Sofie Yang
CS 194-26 - Project 4 Classification and Segmentation
Project Overview
This project explored using convolutional neural networks to perform classification on FashionMNIST and segmentation on building facades.
Part 1: FashionMNIST Classification Results
Training and validation accuracy across epochs
FashionMNIST reached 0.134 training loss and 0.277 validation loss, 94.8% training accuracy and 91.2% validation accuracy over 50 epochs using hyperparameters: 1024 batch size, 0.001 learning rate, Adam optimizer, and unweighted CrossEntropy Loss.
Per class accuracy on the validation dataset
Per class accuracy on the test dataset
Which classes were hardest to classify?
The model performs the worst on Class 6 (Shirt) with 73% accuracy which is most commonly confused with Class 0 (T-Shirt/Top) and 4 (Coat), which is understandable because they all have the same structure with sleeves. Since the resolution was so low, the model could not fit to differences in texture/fabric.
Which classes were easiest classify?
It performs the best on Class 1 (Trousers) and Class 5 (Sandal) and Class 8 (Bag) with 98% accuracy on all of them. This is likely because trousers have different angles for the legs compared to shirts that would be captured by my small kernel filters.

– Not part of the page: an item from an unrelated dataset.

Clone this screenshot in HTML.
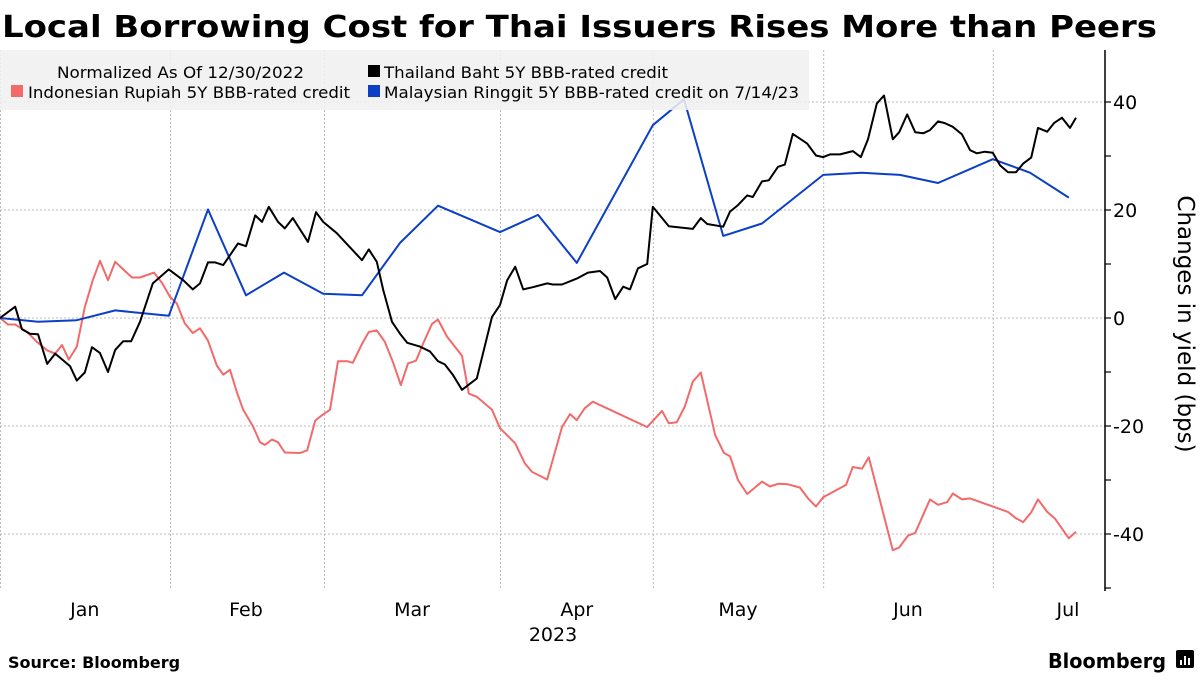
<!DOCTYPE html>
<html><head><meta charset="utf-8"><style>
html,body{margin:0;padding:0;background:#fff;}
body{width:1200px;height:675px;overflow:hidden;font-family:"DejaVu Sans",sans-serif;}
</style></head><body>
<svg id="chart" width="1200" height="675" xmlns="http://www.w3.org/2000/svg" font-family="DejaVu Sans, sans-serif">
<text x="2" y="37" font-size="30" font-weight="bold" fill="#000" textLength="1155" lengthAdjust="spacingAndGlyphs">Local Borrowing Cost for Thai Issuers Rises More than Peers</text>
<g id="grid"></g>
<g id="series"></g>
<g>
<rect x="0" y="50" width="809" height="60" fill="rgba(240,240,240,0.88)"/>
<text x="57" y="78" font-size="16" fill="#000" textLength="247" lengthAdjust="spacingAndGlyphs">Normalized As Of 12/30/2022</text>
<rect x="368" y="65" width="12" height="12" fill="#000"/>
<text x="384" y="78" font-size="16" fill="#000" textLength="284" lengthAdjust="spacingAndGlyphs">Thailand Baht 5Y BBB-rated credit</text>
<rect x="11" y="85" width="12" height="12" fill="#f26a6a"/>
<text x="28" y="98" font-size="16" fill="#000" textLength="322" lengthAdjust="spacingAndGlyphs">Indonesian Rupiah 5Y BBB-rated credit</text>
<rect x="368" y="85" width="12" height="12" fill="#0b3fc6"/>
<text x="384" y="98" font-size="16" fill="#000" textLength="415" lengthAdjust="spacingAndGlyphs">Malaysian Ringgit 5Y BBB-rated credit on 7/14/23</text>
</g>
<g id="axes"></g>
<text transform="translate(1178,324) rotate(90)" text-anchor="middle" font-size="23" fill="#000">Changes in yield (bps)</text>
<text x="553" y="641" text-anchor="middle" font-size="19" fill="#000">2023</text>
<text x="8" y="668" font-size="16" font-weight="bold" fill="#000">Source: Bloomberg</text>
<text x="1166" y="668" text-anchor="end" font-size="20" font-weight="bold" fill="#000" textLength="118" lengthAdjust="spacingAndGlyphs">Bloomberg</text>
<g><rect x="1176" y="650" width="18" height="18" rx="2" fill="#000"/><rect x="1180" y="660" width="2" height="5" fill="#fff"/><rect x="1184" y="656" width="2" height="9" fill="#fff"/><rect x="1188" y="658" width="2" height="7" fill="#fff"/></g>
</svg>
<script>
const thaiT=[0,1.9,2.75,3.75,4.75,5.9,6.9,8.75,9.6,10.6,11.5,12.5,13.5,14.4,15.4,16.4,17.5,19.1,21.1,22.9,24.1,25,26,26.9,27.9,29.75,30.75,31.9,32.75,33.6,34.75,35.6,36.6,38.5,39.5,40.4,42.1,45.25,46.1,47.1,47.9,49,50,50.9,52.5,53.75,54.75,55.6,56.6,57.75,59.6,61.5,62.5,63.4,64.4,65.4,66.6,68.4,69.1,70.25,72.1,73.5,75,75.9,76.9,77.9,78.75,79.75,80.9,81.6,83.6,86.6,87.6,88.4,90.4,91.25,92.25,93.4,94.1,95.25,96.1,97.25,98.1,99.1,100.9,102,102.9,103.75,105,106.6,107.6,108.5,109.6,110.5,111.6,112.4,113.4,114.4,115.4,116.25,117.25,118.1,119.1,120.25,121.25,122.1,123.1,124.1,125,126,127,127.9,128.9,129.75,130.9,131.75,132.75,133.75,134.5];
const thaiV=[0,2.1,-2.1,-2.9,-3,-8.5,-6.6,-8.9,-11.6,-10.1,-5.4,-6.5,-10,-5.9,-4.3,-4.3,-0.7,6.4,9,7,5.3,6.4,10.3,10.3,9.8,13.8,13.3,19,17.8,20.6,17.8,16.6,18.5,14.1,19.6,17.8,15.7,10.7,12.7,10.4,5.2,-0.7,-2.9,-4.6,-5.3,-6.2,-8,-8.6,-10.5,-13.3,-11.2,0.2,2.4,7,9.5,5.3,5.7,6.4,6.2,6.2,7.3,8.4,8.7,7.5,3.5,5.8,5.3,9.2,10,20.6,17,16.5,18.5,17.4,16.9,19.7,20.9,22.7,22.4,25.3,25.5,28,28.4,34.1,32.3,30.1,29.8,30.3,30.3,30.9,29.8,33.1,39.7,41.2,33.1,34.4,37.7,34.4,34.2,34.8,36.4,36.1,35.4,34,31.1,30.5,30.8,30.6,28.3,27,27,28.6,29.7,35.2,34.5,36.1,37.1,35.2,37.1];
const indoT=[0,1,1.9,3.4,4.6,5.9,6.9,7.75,8.6,9.6,10.6,11.6,12.5,13.5,14.4,15.4,16.5,17.5,19.25,20.25,21.25,22.1,23.1,24.1,25,26,27.1,27.9,28.75,29.6,30.4,31.6,32.5,33.1,34,34.75,35.6,37.5,38.4,39.4,40.25,41.25,42.25,43.4,44.1,45.25,46.1,47.1,48.1,49.1,50.1,51,52,52.9,54,54.75,55.9,57.75,58.6,59.6,61.5,62.5,64.4,65.6,66.5,68.4,70.25,71.25,72.1,73.1,74.1,80.9,82.75,83.6,84.6,85.6,86.6,87.6,89.4,90.5,91.25,92.25,93.4,95.25,96.25,97.25,98.5,100,101,102,102.9,105.75,106.6,107.75,108.6,111.6,112.4,113.5,114.4,116.25,117.25,118.4,119.1,120.25,121.25,126,127,127.9,128.9,129.75,130.9,131.9,133.6,134.5];
const indoV=[0,-1.2,-1.2,-2.6,-4.4,-6,-6.6,-5,-7.7,-5.3,2,7,10.6,7,10.4,9,7.5,7.5,8.4,6.5,3.9,2.7,-1,-2.8,-1.9,-4.2,-8.8,-10.5,-9.6,-13.7,-17,-20,-23,-23.5,-22.5,-23,-24.9,-25,-24.5,-19,-18,-17,-8,-8,-8.3,-4.8,-2.6,-2.3,-4.4,-8.1,-12.4,-8.4,-7.9,-4.7,-1.1,-0.3,-3.5,-7,-14,-14.6,-17,-20.4,-23.2,-26.9,-28.5,-29.9,-20.2,-17.8,-18.9,-16.7,-15.5,-20.2,-17.2,-19.5,-19.3,-16.4,-11.8,-10.1,-21.7,-25,-25.6,-30,-32.6,-30.3,-31.2,-30.7,-30.8,-31.4,-33.4,-34.9,-33.2,-30.9,-27.6,-27.9,-25.8,-43,-42.5,-40.3,-39.8,-33.6,-34.6,-34.1,-32.5,-33.6,-33.4,-35.9,-37.1,-37.8,-36,-33.6,-35.9,-37.2,-40.8,-39.6];
const malayT=[0,4.75,9.6,14.4,21.1,26,30.75,35.5,40.4,45.25,50,54.75,62.5,67.25,72.1,81.6,85.5,90.4,95.25,102.9,107.75,112.5,117.25,124.1,128.75,133.6];
const malayV=[0,-0.7,-0.4,1.4,0.4,20.1,4.2,8.4,4.5,4.2,13.9,20.8,15.9,19.1,10.2,35.7,40.5,15.2,17.5,26.5,26.9,26.5,25,29.4,26.9,22.3];
const monthLabels=["Jan","Feb","Mar","Apr","May","Jun","Jul"];
const monthLabelT=[10.6,30.75,51.5,72.1,92.25,113.5,133.5];
const monthStartT=[0,21.25,40.5,62.5,81.6,102.9,124.1];
const yTicks=[-50,-40,-30,-20,-10,0,10,20,30,40];
const yTickLabels=["-40","-20","0","20","40"];
const yLabelVals=[-40,-20,0,20,40];

const NS="http://www.w3.org/2000/svg";
const X0=0,X1=1105,T1=138.125,Y0=318,PPB=5.4;
function xs(t){return X0+(t/T1)*(X1-X0);}
function ys(v){return Y0-v*PPB;}
function mk(tag,attrs,parent){const e=document.createElementNS(NS,tag);for(const k in attrs)e.setAttribute(k,attrs[k]);parent.appendChild(e);return e;}
const grid=document.getElementById('grid'),axes=document.getElementById('axes'),series=document.getElementById('series');
yLabelVals.forEach(v=>{const l=mk('line',{x1:0,x2:X1,y1:ys(v),y2:ys(v),stroke:'#bbb','stroke-width':1,'stroke-dasharray':'2,2'},grid);

});
monthStartT.forEach(t=>{const l=mk('line',{x1:xs(t)+0.5,x2:xs(t)+0.5,y1:50,y2:590,stroke:'#bbb','stroke-width':1,'stroke-dasharray':'2,2'},grid);

});
const ax=mk('line',{x1:X1,x2:X1,y1:50,y2:591,stroke:'#000','stroke-width':1.5},axes);


yTicks.forEach(v=>{const tk=mk('line',{x1:X1,x2:X1+6,y1:ys(v),y2:ys(v),stroke:'#000','stroke-width':1.2},axes);

});
yLabelVals.forEach((v,i)=>{const tx=mk('text',{x:X1+8,y:ys(v)+7,'font-size':19,fill:'#000'},axes);tx.textContent=yTickLabels[i];

});
monthLabels.forEach((m,i)=>{const tx=mk('text',{x:xs(monthLabelT[i]),y:616,'font-size':19,fill:'#000','text-anchor':'middle'},axes);tx.textContent=m;

});
function line(T,V,color,name){const d=T.map((t,i)=>(i?'L':'M')+xs(t).toFixed(1)+','+ys(V[i]).toFixed(1)).join('');
const p=mk('path',{d:d,fill:'none',stroke:color,'stroke-width':2,'stroke-linejoin':'round'},series);

}
line(indoT,indoV,'#f26a6a','indonesia-line');
line(malayT,malayV,'#0b3fc6','malaysia-line');
line(thaiT,thaiV,'#000','thailand-line');
</script>
</body></html>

Sandals have more detail on them than the other footwear categories, so they are also easy to classify.
Correctly and Incorrectly Classified Testing Images
True Class | Correct classification | Incorrect classification |
0: T-shirt/top | ||
1: Trouser | No other incorrect |
|
2: Pullover | ||
3: Dress | ||
4: Coat | ||
5: Sandal | ||
6: Shirt | ||
7: Sneaker | ||
8: Bag | ||
9: Ankle boot |
It looks like Shirt and Coat have a lot of similarities in the images - "shirt" is too broad a category and has too much internal variation for my neural net.
Visualization of learned filters
Conv Layer 1: 32 filters, kernel size 5
Many of the filters in the first convolutional layer look like they represent top, bottom, or side edges, especially filter 5 and 6. Even with only the first layer, my prototype neural net was able to get a 60% accuracy on some classes e.g. Bag.
Conv Layer 2: 32 filters, kernel size 5
The different sets of 32 layers are different from each other in that some of them are sharp gradients while others are more uniform in color - picking up on edges or details on the surface of the fashion items.
Part 2: Semantic Segmentation"
Neural Net Architecture
Sources of architecture inspiration:
1
Long, Shellhammer, Darrell, 2018 FCN2
Suh AlexNet PytorchDesign choices:
- 6 convolutional layers and 2 transpose convolutional layers
- Used deep convolutional layers in the middle of the network with up to 1024 filters to learn more detailed information
- Used batch normalization after ReLU to renormalize the values truncated by the non-linearty - improved performance substantially
- Found that small kernels worked better than larger ones, so I kept the size at 3 for all convolutional layers
- Dropout layers or more maxpool layers did not help decrease loss or increase AP
Hyperparameters:
- Criterion: Cross Entropy Loss with equal weights on each class (overweighting pillars did not boost its accuracy)
- Optimizer: Adam with learning rate 1e-3 and weight decay 1e-5)
- Validation size: 10%, Training size: 90% (Chose larger training set because there were very few samples given the number of NN parameters)
- Batch size: 10 for training, 0 for validation and test
- Epochs: 15
Training loss curve across 15 epochs
Validation loss curve across 15 epochs
Test Set Average Precision
Class | Average Precision |
0: Other | Black | 0.615 |
1: Facade | Blue | 0.700 |
2: Pillar | Green | 0.202 |
3: Window | Orange | 0.835 |
4: Balcony | Red | 0.562 |
Mean AP across all classes | 0.583 |
Example Image Result
I chose a picture of Doe Library because it has very thin windows and columns which will be difficult for the neural network to segment and it also has a bit of sentimental value since I'm a graduating senior. The neural network was still able to identify the middles of the pillars (but fails on the extremities of the pillars) and performed very well on the windows.
Test set success and failure case
My FacadeNet works very well for regular, rectangular windows and balconies.
It tends to fail when it detects pillars where there are none.